**Task requirements**
Give the data below again exactly as it stands. Omit the pictures.

**Material provided**

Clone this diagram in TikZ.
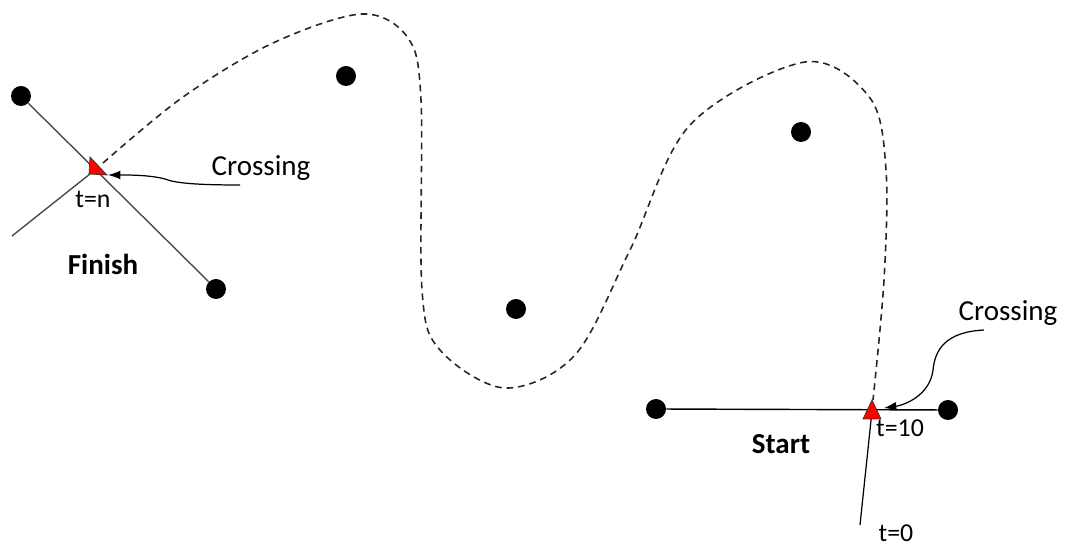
\documentclass[tikz,border=0pt]{standalone}
\usepackage{fontspec}
\setmainfont{Carlito}
\usetikzlibrary{arrows.meta}
\begin{document}
\begin{tikzpicture}[x = 0.02cm, y = -0.02cm,
  dot/.style = {circle, fill = black, inner sep = 0pt, minimum size = 0.4cm},
  lbl/.style = {font = \fontsize{14.7}{16}\selectfont, inner sep = 0pt},
  big/.style = {font = \fontsize{16.5}{18}\selectfont, inner sep = 0pt},
  bigbold/.style = {font = \fontsize{16.5}{18}\selectfont\bfseries, inner sep = 0pt},
  path/.style = {dash pattern = on 3.8pt off 2.8pt, line width = 0.9pt, black!85},
  tip/.style = {-{Latex[length = 7pt, width = 5pt]}, line width = 0.7pt}]
\useasboundingbox (0,0) rectangle (1065,546);
\node[dot] (f1) at (21,96) {};
\node[dot] (f2) at (216,289) {};
\node[dot] (p1) at (346,76) {};
\node[dot] (p2) at (516,309) {};
\node[dot] (p3) at (801,132) {};
\node[dot] (s1) at (656,409) {};
\node[dot] (s2) at (948,410) {};
\coordinate (fin) at (95,170);
\coordinate (fin0) at (12,236);
\coordinate (sta) at (872,411);
\coordinate (sta0) at (860,525);
\draw[black!70, line width = 0.8pt] (f1) -- (f2);
\draw[black!70, line width = 0.8pt] (fin0) -- (fin);
\draw[line width = 0.8pt] (s1) -- (s2);
\draw[line width = 0.7pt] (sta0) -- (sta);
\draw[path] plot[smooth, tension = 0.55] coordinates {(103,163) (183,97) (273,43) (362,14) (408,38) (421,100) (422,290) (440,350) (505,388) (575,355) (630,250) (690,125) (805,62) (870,98) (886,170) (884,280) (873,400)};
\filldraw[fill = red, draw = black!80, line width = 0.4pt] (fin) ++ (-5,-13) --++ (-1,17) --++ (18,1) -- cycle;
\filldraw[fill = red, draw = black!80, line width = 0.4pt] (sta) ++ (0,-11) --++ (-9,19) --++ (18,0) -- cycle;
\node[big] (c1) at (261,168) {Crossing};
\node[big] (c2) at (1008,313) {Crossing};
\node[lbl] (tn) at (93,199) {t=n};
\node[lbl] (t10) at (900,428) {t=10};
\node[lbl] (t0) at (896,533) {t=0};
\node[bigbold] (fl) at (103,264) {Finish};
\node[bigbold] (sl) at (781,444) {Start};
\draw[tip] (240,185) .. controls (195,185) and (175,183) .. (165,179) .. controls (150,175) and (130,175) .. (108,175);
\draw[tip] (984,330) .. controls (945,332) and (935,350) .. (933,370) .. controls (930,395) and (905,405) .. (884,408);
\end{tikzpicture}
\end{document}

**Expected answer**
Clone this diagram in TikZ.
\documentclass[tikz,border=0pt]{standalone}
\usepackage{fontspec}
\setmainfont{Carlito}
\usetikzlibrary{arrows.meta}
\begin{document}
\begin{tikzpicture}[x = 0.02cm, y = -0.02cm,
  dot/.style = {circle, fill = black, inner sep = 0pt, minimum size = 0.4cm},
  lbl/.style = {font = \fontsize{14.7}{16}\selectfont, inner sep = 0pt},
  big/.style = {font = \fontsize{16.5}{18}\selectfont, inner sep = 0pt},
  bigbold/.style = {font = \fontsize{16.5}{18}\selectfont\bfseries, inner sep = 0pt},
  path/.style = {dash pattern = on 3.8pt off 2.8pt, line width = 0.9pt, black!85},
  tip/.style = {-{Latex[length = 7pt, width = 5pt]}, line width = 0.7pt}]
\useasboundingbox (0,0) rectangle (1065,546);
\node[dot] (f1) at (21,96) {};
\node[dot] (f2) at (216,289) {};
\node[dot] (p1) at (346,76) {};
\node[dot] (p2) at (516,309) {};
\node[dot] (p3) at (801,132) {};
\node[dot] (s1) at (656,409) {};
\node[dot] (s2) at (948,410) {};
\coordinate (fin) at (95,170);
\coordinate (fin0) at (12,236);
\coordinate (sta) at (872,411);
\coordinate (sta0) at (860,525);
\draw[black!70, line width = 0.8pt] (f1) -- (f2);
\draw[black!70, line width = 0.8pt] (fin0) -- (fin);
\draw[line width = 0.8pt] (s1) -- (s2);
\draw[line width = 0.7pt] (sta0) -- (sta);
\draw[path] plot[smooth, tension = 0.55] coordinates {(103,163) (183,97) (273,43) (362,14) (408,38) (421,100) (422,290) (440,350) (505,388) (575,355) (630,250) (690,125) (805,62) (870,98) (886,170) (884,280) (873,400)};
\filldraw[fill = red, draw = black!80, line width = 0.4pt] (fin) ++ (-5,-13) --++ (-1,17) --++ (18,1) -- cycle;
\filldraw[fill = red, draw = black!80, line width = 0.4pt] (sta) ++ (0,-11) --++ (-9,19) --++ (18,0) -- cycle;
\node[big] (c1) at (261,168) {Crossing};
\node[big] (c2) at (1008,313) {Crossing};
\node[lbl] (tn) at (93,199) {t=n};
\node[lbl] (t10) at (900,428) {t=10};
\node[lbl] (t0) at (896,533) {t=0};
\node[bigbold] (fl) at (103,264) {Finish};
\node[bigbold] (sl) at (781,444) {Start};
\draw[tip] (240,185) .. controls (195,185) and (175,183) .. (165,179) .. controls (150,175) and (130,175) .. (108,175);
\draw[tip] (984,330) .. controls (945,332) and (935,350) .. (933,370) .. controls (930,395) and (905,405) .. (884,408);
\end{tikzpicture}
\end{document}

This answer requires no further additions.